三途の川
「輸血だ! 同じ血液型の人はいないのか!」
うっすらと目が見える。ここはしゅずつっちゅ、しゅつ、手術室なのかな⋯⋯
「富士通に連絡して富岳で調べてもらってくれ! 一刻を争う、早く!」
そんなに血を失ったのか。人の血を入れるのって初めてだからなんか怖いな⋯⋯富岳?
「先生! 富士通からメールで返事が来ました!」
早いな。さすが富岳。でもなんで富岳?
「先生、ダメです! 血液型ウーロン茶の人は地球上にいません!」
え? 私血液型ウーロン茶なの? あ、思い出した。気を失う前に血の匂いじゃなくてウーロン茶の匂いがしたんだ。あれ私の血だったんだ。
「クソ! どうすれば⋯⋯! 今までどんなしゅずっ、ちゅっ、手術もこなしてきたこの俺の経歴に傷が付いてしまう!」
自分のことだけかよ。堂々とそんなこと言わないでよ。でも頑張れ! 経歴が傷付かないように私を助けて!

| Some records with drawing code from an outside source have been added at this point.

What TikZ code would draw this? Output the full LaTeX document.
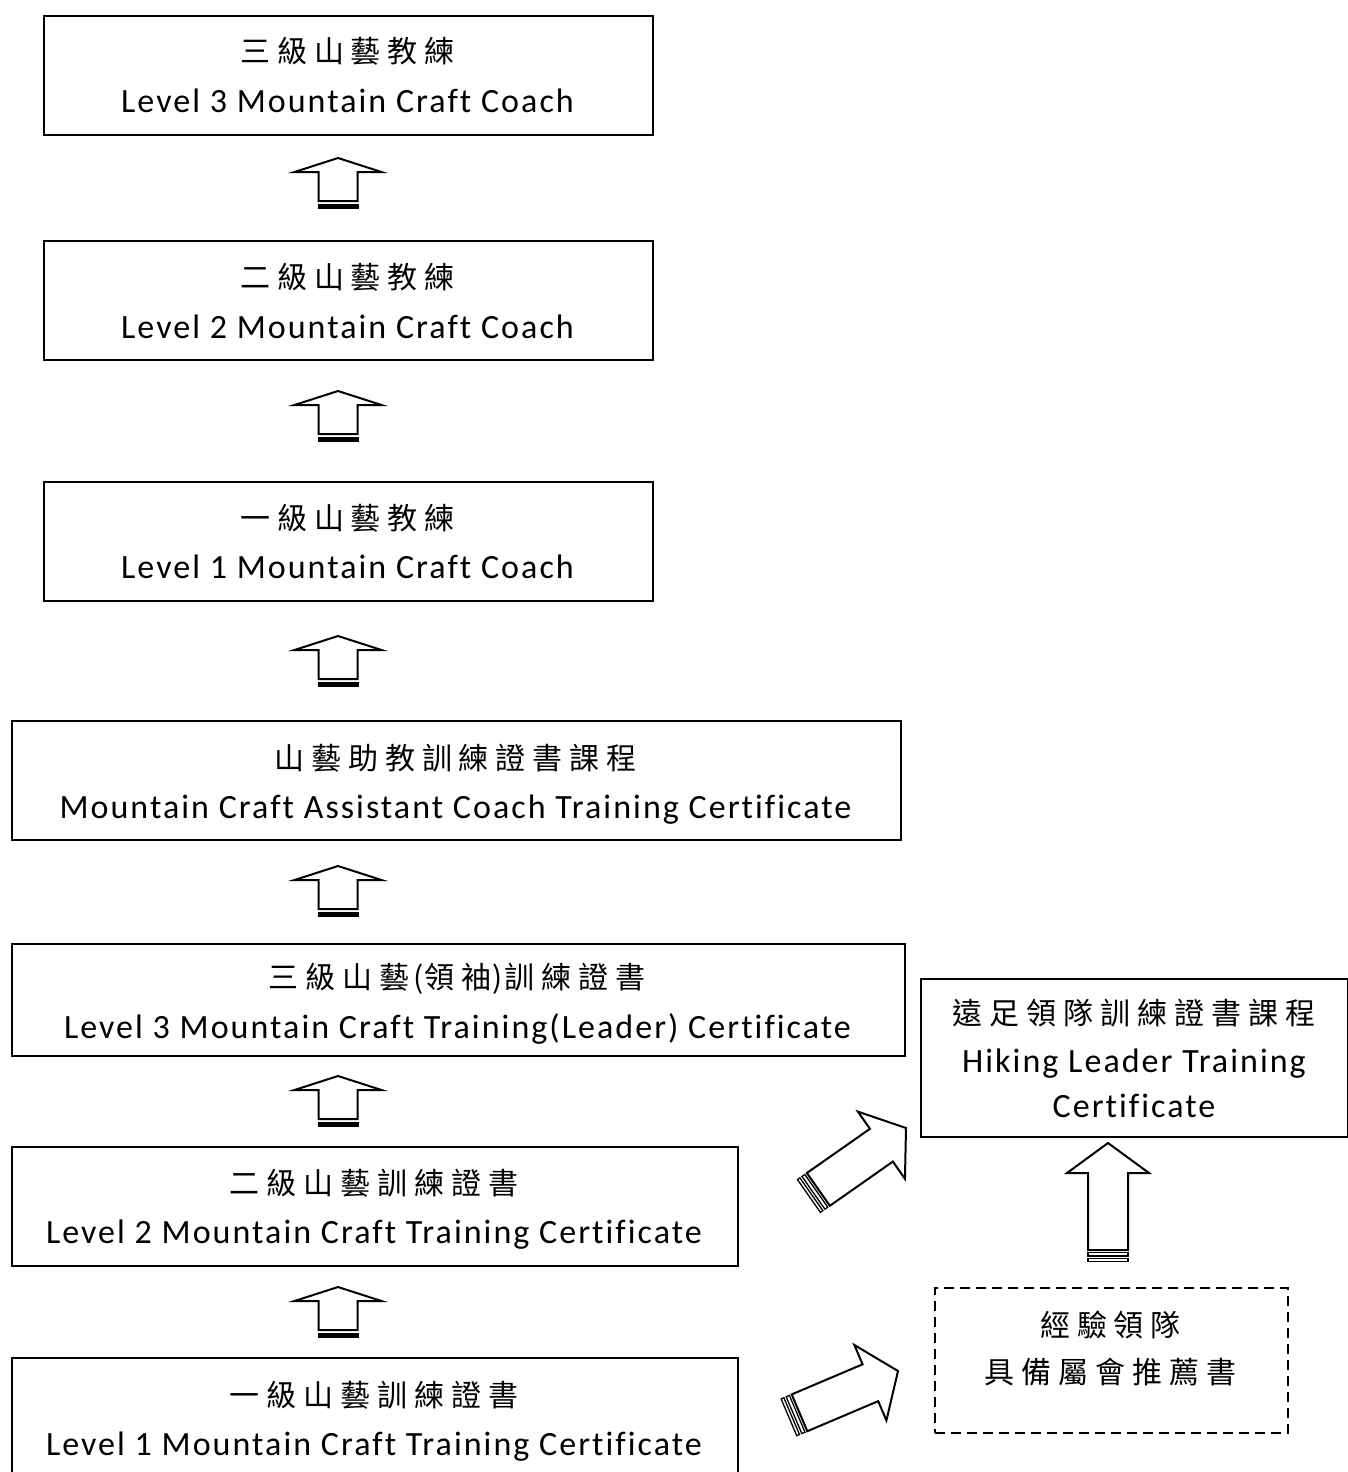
\documentclass[tikz,border=0pt]{standalone}
\usepackage{fontspec}
\setmainfont{Carlito}[LetterSpace=6,Ligatures=NoCommon]
\newfontfamily\cjk{Noto Sans CJK TC}[LetterSpace=23]
\newfontfamily\cjkn{Noto Sans CJK TC}
\newcommand\gp[1]{\hspace{#1pt}}
\begin{document}
\begin{tikzpicture}[x=1pt,y=-1pt,
  box/.style={draw, line width=2pt, inner sep=0pt, anchor=north west},
  dbox/.style={box, dash pattern=on 10pt off 6pt},
  cn/.style={font=\cjk\fontsize{30}{36}\selectfont, inner sep=0pt, anchor=base},
  cnn/.style={font=\cjkn\fontsize{30}{36}\selectfont, inner sep=0pt, anchor=base},
  en/.style={font=\fontsize{34}{40}\selectfont, inner sep=0pt, anchor=base},
  arrline/.style={line width=2pt, line join=miter, fill=white},
  smallarr/.pic={
    \draw[arrline] (0,0) -- (43.5,14) -- (19.5,14) -- (19.5,43) -- (-19.5,43)
       -- (-19.5,14) -- (-43.5,14) -- cycle;
    \fill (-20.5,45.5) rectangle (20.5,51);
  },
  bigarr/.pic={
    \draw[arrline] (0,0) -- (41,30) -- (20,30) -- (20,107) -- (-20,107)
       -- (-20,30) -- (-41,30) -- cycle;
    \draw[line width=1.3pt] (-20,109.5) rectangle (20,113);
    \draw[line width=1.3pt] (-20,115.5) rectangle (20,118.5);
  }
]
\useasboundingbox (0,0) rectangle (1348,1472);

% boxes
\node[box, minimum width=609pt, minimum height=119pt] (b1) at (43,15) {};
\node[box, minimum width=609pt, minimum height=119pt] (b2) at (43,240) {};
\node[box, minimum width=609pt, minimum height=119pt] (b3) at (43,481) {};
\node[box, minimum width=889pt, minimum height=119pt] (b4) at (11,720) {};
\node[box, minimum width=893pt, minimum height=112pt] (b5) at (11,943) {};
\node[box, minimum width=726pt, minimum height=119pt] (b6) at (11,1146) {};
\node[box, minimum width=726pt, minimum height=120pt] (b7) at (11,1357) {};
\node[box, minimum width=427pt, minimum height=158pt] (h) at (920,978) {};
\node[dbox, minimum width=353pt, minimum height=145pt] (d) at (934,1287) {};

% texts
\node[cn] (b1c) at (347.5,63) {三級山藝教練};
\node[en] (b1e) at (347.5,112) {Level 3 Mountain Craft Coach};
\node[cn] (b2c) at (347.5,288) {二級山藝教練};
\node[en] (b2e) at (347.5,338) {Level 2 Mountain Craft Coach};
\node[cn] (b3c) at (347.5,529) {一級山藝教練};
\node[en] (b3e) at (347.5,578) {Level 1 Mountain Craft Coach};
\node[cn] (b4c) at (455.5,769) {山藝助教訓練證書課程};
\node[en] (b4e) at (455.5,818) {Mountain Craft Assistant Coach Training Certificate};
\node[cnn] (b5c) at (457,988) {三\gp7級\gp7山\gp7藝\gp4(\gp1領\gp7袖\gp1)\gp2訓\gp7練\gp7證\gp7書};
\node[en] (b5e) at (457.5,1038) {Level 3 Mountain Craft Training(Leader) Certificate};
\node[cn] (b6c) at (374,1194) {二級山藝訓練證書};
\node[en] (b6e) at (374,1243) {Level 2 Mountain Craft Training Certificate};
\node[cn] (b7c) at (374,1406) {一級山藝訓練證書};
\node[en] (b7e) at (374,1455) {Level 1 Mountain Craft Training Certificate};
\node[cn] (hc) at (1134,1024) {遠足領隊訓練證書課程};
\node[en] (he1) at (1134,1072) {Hiking Leader Training};
\node[en] (he2) at (1134,1117) {Certificate};
\node[cn] (dc1) at (1110.5,1336) {經驗領隊};
\node[cn] (dc2) at (1110.5,1383) {具備屬會推薦書};

% arrows
\pic at (338,158) {smallarr};
\pic at (338,391) {smallarr};
\pic at (338,636) {smallarr};
\pic at (338,866) {smallarr};
\pic at (338,1076) {smallarr};
\pic at (338,1287) {smallarr};
\pic at (1108,1143) {bigarr};
\pic[rotate=-55] at (906,1128) {bigarr};
\pic[rotate=-67] at (898,1371) {bigarr};
\end{tikzpicture}
\end{document}
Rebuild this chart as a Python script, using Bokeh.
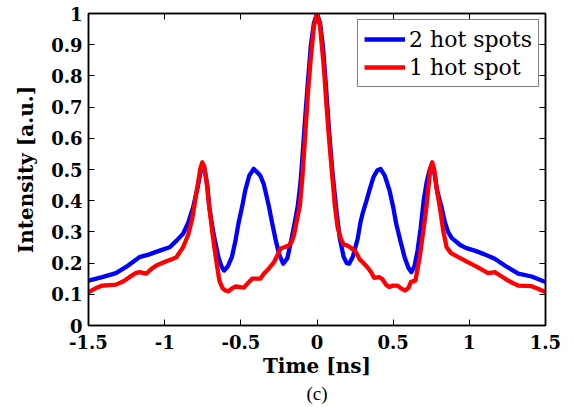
from bokeh.plotting import figure
from bokeh.models import LinearAxis, Range1d, FixedTicker, Title, Legend, LegendItem, CustomJSTickFormatter
from bokeh.embed import file_html
from bokeh.resources import INLINE

# Data
t_two = [-1.5, -1.41, -1.32, -1.24, -1.166, -1.10, -1.033, -0.967, -0.922, -0.879, -0.845, -0.813,
         -0.785, -0.765, -0.753, -0.74, -0.72, -0.707, -0.685, -0.670, -0.645, -0.625, -0.61,
         -0.585, -0.559, -0.536, -0.516, -0.49, -0.471, -0.445, -0.416, -0.39, -0.372, -0.35,
         -0.317, -0.295, -0.273, -0.25, -0.222, -0.195, -0.167, -0.146, -0.126, -0.11, -0.097,
         -0.08, -0.06, -0.04, -0.02, 0.0, 0.02, 0.04, 0.06, 0.08, 0.10, 0.124, 0.137, 0.150,
         0.175, 0.195, 0.211, 0.235, 0.267, 0.285, 0.30, 0.325, 0.344, 0.37, 0.395, 0.417,
         0.445, 0.476, 0.50, 0.52, 0.548, 0.575, 0.60, 0.619, 0.64, 0.66, 0.68, 0.70, 0.72,
         0.74, 0.754, 0.77, 0.79, 0.818, 0.84, 0.86, 0.885, 0.906, 0.94, 0.98, 1.035, 1.10,
         1.167, 1.24, 1.321, 1.409, 1.5]
i_two = [0.144, 0.155, 0.168, 0.192, 0.219, 0.228, 0.240, 0.251, 0.272, 0.294, 0.33, 0.379,
         0.44, 0.49, 0.515, 0.505, 0.45, 0.379, 0.31, 0.272, 0.215, 0.187, 0.176,
         0.19, 0.219, 0.27, 0.326, 0.385, 0.433, 0.48, 0.502, 0.49, 0.48, 0.454,
         0.385, 0.33, 0.278, 0.23, 0.198, 0.215, 0.278, 0.33, 0.385, 0.45, 0.53,
         0.65, 0.78, 0.90, 0.97, 1.0, 0.97, 0.89, 0.76, 0.62, 0.50, 0.385, 0.33, 0.278,
         0.22, 0.20, 0.198, 0.22, 0.278, 0.33, 0.36, 0.40, 0.433, 0.475, 0.497, 0.502,
         0.48, 0.433, 0.38, 0.326, 0.27, 0.219, 0.185, 0.171, 0.19, 0.24, 0.31, 0.40, 0.46,
         0.50, 0.515, 0.49, 0.43, 0.379, 0.33, 0.30, 0.28, 0.272, 0.258, 0.248, 0.240, 0.228,
         0.214, 0.19, 0.166, 0.157, 0.139]

t_one = [-1.5, -1.45, -1.409, -1.32, -1.27, -1.232, -1.19, -1.166, -1.121, -1.09, -1.055, -0.989,
         -0.955, -0.923, -0.88, -0.846, -0.82, -0.80, -0.78, -0.765, -0.753, -0.74, -0.725,
         -0.707, -0.685, -0.665, -0.641, -0.62, -0.60, -0.581, -0.56, -0.536, -0.51, -0.481,
         -0.455, -0.426, -0.40, -0.372, -0.35, -0.317, -0.282, -0.26, -0.24, -0.21, -0.185,
         -0.165, -0.152, -0.135, -0.112, -0.095, -0.079, -0.06, -0.042, -0.02, 0.0, 0.02, 0.046,
         0.06, 0.079, 0.10, 0.117, 0.135, 0.157, 0.175, 0.2, 0.22, 0.256, 0.28, 0.3, 0.331,
         0.355, 0.375, 0.41, 0.43, 0.455, 0.474, 0.50, 0.529, 0.555, 0.578, 0.60, 0.617, 0.646,
         0.674, 0.70, 0.718, 0.735, 0.745, 0.756, 0.77, 0.785, 0.806, 0.83, 0.851, 0.88, 0.928,
         0.947, 0.99, 1.035, 1.08, 1.123, 1.167, 1.21, 1.255, 1.29, 1.321, 1.409, 1.45, 1.5]
i_one = [0.107, 0.12, 0.128, 0.131, 0.142, 0.155, 0.168, 0.171, 0.166, 0.18, 0.192, 0.206,
         0.212, 0.219, 0.25, 0.29, 0.34, 0.40, 0.46, 0.505, 0.523, 0.51, 0.46,
         0.38, 0.29, 0.22, 0.144, 0.12, 0.112, 0.110, 0.118, 0.125, 0.124, 0.121,
         0.135, 0.150, 0.150, 0.150, 0.165, 0.182, 0.203, 0.225, 0.246, 0.252, 0.256,
         0.27, 0.288, 0.33, 0.385, 0.48, 0.598, 0.74, 0.85, 0.96, 1.0, 0.96, 0.82,
         0.72, 0.598, 0.48, 0.385, 0.315, 0.278, 0.26, 0.256, 0.25, 0.235, 0.212, 0.203, 0.187,
         0.171, 0.153, 0.155, 0.148, 0.13, 0.123, 0.128, 0.128, 0.118, 0.112, 0.12, 0.14, 0.144,
         0.219, 0.31, 0.379, 0.46, 0.505, 0.523, 0.50, 0.44, 0.379, 0.30, 0.251, 0.232, 0.219,
         0.214, 0.203, 0.192, 0.18, 0.168, 0.171, 0.158, 0.144, 0.135, 0.128, 0.126, 0.118, 0.107]

x_ticks = [-1.5, -1, -0.5, 0, 0.5, 1, 1.5]
y_ticks = [0, 0.1, 0.2, 0.3, 0.4, 0.5, 0.6, 0.7, 0.8, 0.9, 1]
x_labels = {-1.5: "-1.5", -1: "-1", -0.5: "-0.5", 0: "0", 0.5: "0.5", 1: "1", 1.5: "1.5"}
y_labels = {0: "0", 0.1: "0.1", 0.2: "0.2", 0.3: "0.3", 0.4: "0.4", 0.5: "0.5", 0.6: "0.6",
            0.7: "0.7", 0.8: "0.8", 0.9: "0.9", 1: "1"}
series_names = ["2 hot spots", "1 hot spot"]

FONT = "DejaVu Serif"
FONT2 = "serif"

p = figure(width=574, height=407, output_backend="svg", toolbar_location=None,
           x_range=Range1d(-1.5, 1.5), y_range=Range1d(0, 1),
           min_border_left=88, min_border_right=29, min_border_top=13, min_border_bottom=82,
           x_axis_label="Time [ns]", y_axis_label="Intensity [a.u.]")
p.grid.visible = False
p.outline_line_color = "black"
p.outline_line_width = 1.5
p.background_fill_color = "white"
p.border_fill_color = "white"

r2 = p.line(t_two, i_two, line_color="#0000ff", line_width=4.3, line_join="round")
r1 = p.line(t_one, i_one, line_color="#ff0000", line_width=4.3, line_join="round")

for ax, ticks, labels in ((p.xaxis[0], x_ticks, x_labels), (p.yaxis[0], y_ticks, y_labels)):
    ax.ticker = FixedTicker(ticks=ticks)
    ax.major_label_overrides = labels
    ax.minor_tick_line_color = None
    ax.major_tick_in = 6
    ax.major_tick_out = 0
    ax.axis_line_color = "black"
    ax.axis_line_width = 1.5
    ax.major_label_text_font = FONT
    ax.major_label_text_font_style = "bold"
    ax.major_label_text_font_size = "18px"
    ax.major_label_text_color = "black"
    ax.axis_label_text_font = FONT
    ax.axis_label_text_font_style = "bold"
    ax.axis_label_text_font_size = "20px"
    ax.axis_label_text_color = "black"

p.xaxis[0].major_label_standoff = 9
p.xaxis[0].axis_label_standoff = 2
p.yaxis[0].major_label_standoff = 6
p.yaxis[0].axis_label_standoff = 10

blank = CustomJSTickFormatter(code="return ''")
top = LinearAxis(ticker=FixedTicker(ticks=x_ticks), formatter=blank,
                 major_tick_in=6, major_tick_out=0, minor_tick_line_color=None,
                 axis_line_width=1.5, major_label_standoff=0)
right = LinearAxis(ticker=FixedTicker(ticks=y_ticks), formatter=blank,
                   major_tick_in=6, major_tick_out=0, minor_tick_line_color=None,
                   axis_line_width=1.5, major_label_standoff=0)
p.add_layout(top, "above")
p.add_layout(right, "right")

legend = Legend(items=[LegendItem(label=series_names[0], renderers=[r2]),
                       LegendItem(label=series_names[1], renderers=[r1])],
                location="top_right")
legend.label_text_font = FONT
legend.label_text_font_size = "22px"
legend.label_text_color = "black"
legend.glyph_width = 41
legend.glyph_height = 26
legend.label_height = 26
legend.spacing = 2
legend.padding = 6
legend.margin = 6
legend.label_standoff = 4
legend.border_line_color = "black"
legend.border_line_width = 1.2
legend.background_fill_alpha = 1
p.add_layout(legend)

cap = Title(text="(c)", align="center", offset=8, text_font=FONT2, text_font_size="19px",
            text_font_style="normal", text_color="black", standoff=0)
p.add_layout(cap, "below")

open("out.html", "w").write(file_html(p, INLINE))
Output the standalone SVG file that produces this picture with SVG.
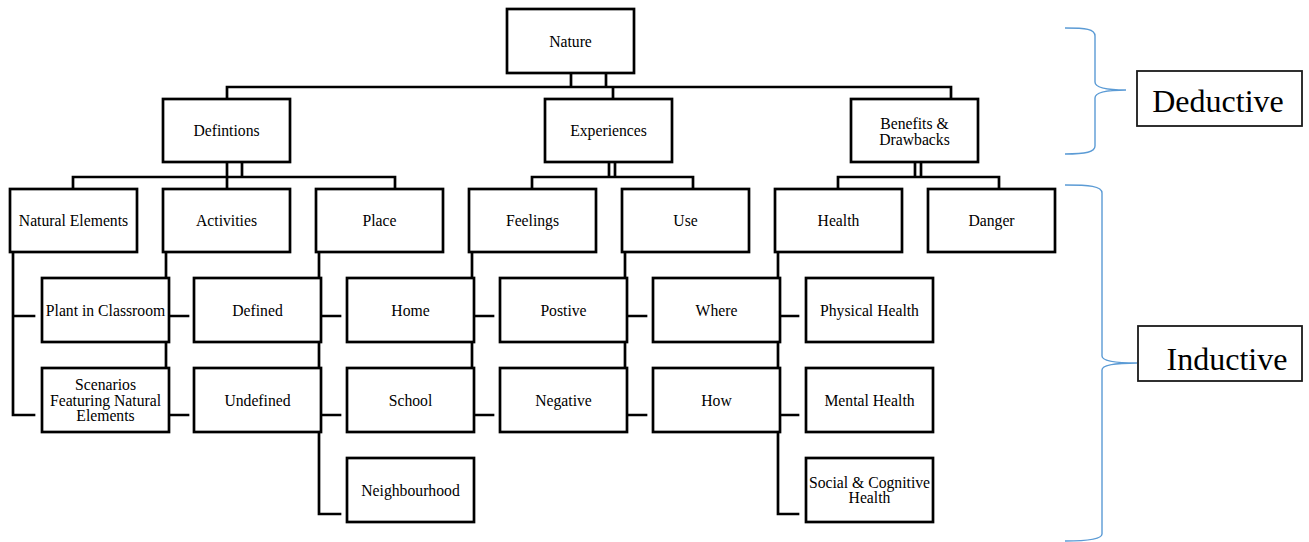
<svg xmlns="http://www.w3.org/2000/svg" width="1309" height="542" viewBox="0 0 1309 542">
<style>
.bg{fill:#ffffff}
.box{fill:#ffffff;stroke:#000;stroke-width:2.7}
.lbl{fill:#ffffff;stroke:#1a1a1a;stroke-width:1.8}
.t{font-family:"Liberation Serif","Times New Roman",serif;font-size:15.7px;fill:#000;text-anchor:middle}
.big{font-family:"Liberation Serif","Times New Roman",serif;font-size:32px;fill:#000;text-anchor:middle}
.conn path{fill:none;stroke:#000;stroke-width:2.7;stroke-linejoin:miter;stroke-linecap:square}
.brace{fill:none;stroke:#5B9BD5;stroke-width:1.4}
</style>
<rect class="bg" x="0" y="0" width="1309" height="542"/>
<g id="connectors" class="conn">
<path d="M571,73V87M606,73V87M227,87H951M227,87V99M613,87V99M951,87V99"/>
<path d="M227,162V177M242,162V177M73,177H395M73,177V189M227,177V189M395,177V189"/>
<path d="M609,162V177M615,162V177M532,177H693M532,177V189M693,177V189"/>
<path d="M915,162V177M921,162V177M838,177H999M838,177V189M999,177V189"/>
<path d="M13,252V415H34M13,316H34"/>
<path d="M166,252V415H188M166,316H188"/>
<path d="M319,252V514H340M319,316H340M319,415H340"/>
<path d="M472,252V415H493M472,316H493"/>
<path d="M625,252V415H646M625,316H646"/>
<path d="M778,252V514H798M778,316H798M778,415H798"/>
</g>
<g id="braces">
<path class="brace" d="M1065,28C1086,28 1095,29 1095,36L1095,82C1095,88 1106,90 1126,90C1106,90 1095,92 1095,98L1095,146C1095,152 1086,154 1065,154"/>
<path class="brace" d="M1065,185C1089,185 1102,186 1102,193L1102,356C1102,361 1116,363 1137,363C1116,363 1102,365 1102,370L1102,534C1102,539 1089,541 1065,541"/>
</g>
<g id="n-nature"><rect class="box" x="507" y="9" width="127" height="64"/><text class="t" x="570.5" y="46.5">Nature</text></g>
<g id="n-defintions"><rect class="box" x="163" y="99" width="127" height="63"/><text class="t" x="226.5" y="136">Defintions</text></g>
<g id="n-experiences"><rect class="box" x="545" y="99" width="127" height="63"/><text class="t" x="608.5" y="136">Experiences</text></g>
<g id="n-benefits"><rect class="box" x="851" y="99" width="127" height="63"/><text class="t" x="914.5" y="128.5">Benefits &amp;</text><text class="t" x="914.5" y="144.5">Drawbacks</text></g>
<g id="n-natural-elements"><rect class="box" x="10" y="189" width="127" height="63"/><text class="t" x="73.5" y="226">Natural Elements</text></g>
<g id="n-activities"><rect class="box" x="163" y="189" width="127" height="63"/><text class="t" x="226.5" y="226">Activities</text></g>
<g id="n-place"><rect class="box" x="316" y="189" width="127" height="63"/><text class="t" x="379.5" y="226">Place</text></g>
<g id="n-feelings"><rect class="box" x="469" y="189" width="127" height="63"/><text class="t" x="532.5" y="226">Feelings</text></g>
<g id="n-use"><rect class="box" x="622" y="189" width="127" height="63"/><text class="t" x="685.5" y="226">Use</text></g>
<g id="n-health"><rect class="box" x="775" y="189" width="127" height="63"/><text class="t" x="838.5" y="226">Health</text></g>
<g id="n-danger"><rect class="box" x="928" y="189" width="127" height="63"/><text class="t" x="991.5" y="226">Danger</text></g>
<g id="n-plant"><rect class="box" x="42" y="278" width="127" height="64"/><text class="t" x="105.5" y="315.5">Plant in Classroom</text></g>
<g id="n-defined"><rect class="box" x="194" y="278" width="127" height="64"/><text class="t" x="257.5" y="315.5">Defined</text></g>
<g id="n-home"><rect class="box" x="347" y="278" width="127" height="64"/><text class="t" x="410.5" y="315.5">Home</text></g>
<g id="n-postive"><rect class="box" x="500" y="278" width="127" height="64"/><text class="t" x="563.5" y="315.5">Postive</text></g>
<g id="n-where"><rect class="box" x="653" y="278" width="127" height="64"/><text class="t" x="716.5" y="315.5">Where</text></g>
<g id="n-physical"><rect class="box" x="806" y="278" width="127" height="64"/><text class="t" x="869.5" y="315.5">Physical Health</text></g>
<g id="n-scenarios"><rect class="box" x="42" y="368" width="127" height="64"/><text class="t" x="105.5" y="390">Scenarios</text><text class="t" x="105.5" y="405.5">Featuring Natural</text><text class="t" x="105.5" y="421">Elements</text></g>
<g id="n-undefined"><rect class="box" x="194" y="368" width="127" height="64"/><text class="t" x="257.5" y="405.5">Undefined</text></g>
<g id="n-school"><rect class="box" x="347" y="368" width="127" height="64"/><text class="t" x="410.5" y="405.5">School</text></g>
<g id="n-negative"><rect class="box" x="500" y="368" width="127" height="64"/><text class="t" x="563.5" y="405.5">Negative</text></g>
<g id="n-how"><rect class="box" x="653" y="368" width="127" height="64"/><text class="t" x="716.5" y="405.5">How</text></g>
<g id="n-mental"><rect class="box" x="806" y="368" width="127" height="64"/><text class="t" x="869.5" y="405.5">Mental Health</text></g>
<g id="n-neighbourhood"><rect class="box" x="347" y="458" width="127" height="64"/><text class="t" x="410.5" y="495.5">Neighbourhood</text></g>
<g id="n-social"><rect class="box" x="806" y="458" width="127" height="64"/><text class="t" x="869.5" y="487.5">Social &amp; Cognitive</text><text class="t" x="869.5" y="502.5">Health</text></g>
<g id="n-deductive"><rect class="lbl" x="1137" y="71" width="165" height="55"/><text class="big" x="1218" y="112">Deductive</text></g>
<g id="n-inductive"><rect class="lbl" x="1138" y="326" width="164" height="55"/><text class="big" x="1227" y="370">Inductive</text></g>
</svg>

「先生、富士通からまたメールが! 火星人の三村 良夫さんがウーロン型だそうです!」
ウーロン型って呼んでるのか。⋯⋯ってえ!? 三村くんもウーロン茶なの!? ていうか火星の情報まで調べられるのすごい!
「そうか⋯⋯あと何分くらいで着くんだ?」
「いや、それが、火星からこちらに来る手段はないそうです」
期待させんなよ!
「クソぅ! 俺が患者を救えないだなんて⋯⋯!」
先生⋯⋯
「娘に! 娘に会わせて! 部屋に入れなさいよ!」
外からお母さんの声がする。私が心配で来てくれたんだ⋯⋯うれ⋯⋯し⋯⋯
「先生、心拍が!」
「クソーーーー!!」
「ウーロン茶飲めば治るから! 持ってきたから早く部屋に入れて!」
結局、お母さんが持ってきたウーロン茶を飲んで私は一命を取り留めた。外科の先生は自分の経歴に傷が付かなくて良かったと喜んでいた。私が助かって良かったって言えよ。嘘でも。
後日、手術代と富岳の利用料9900万円を請求された。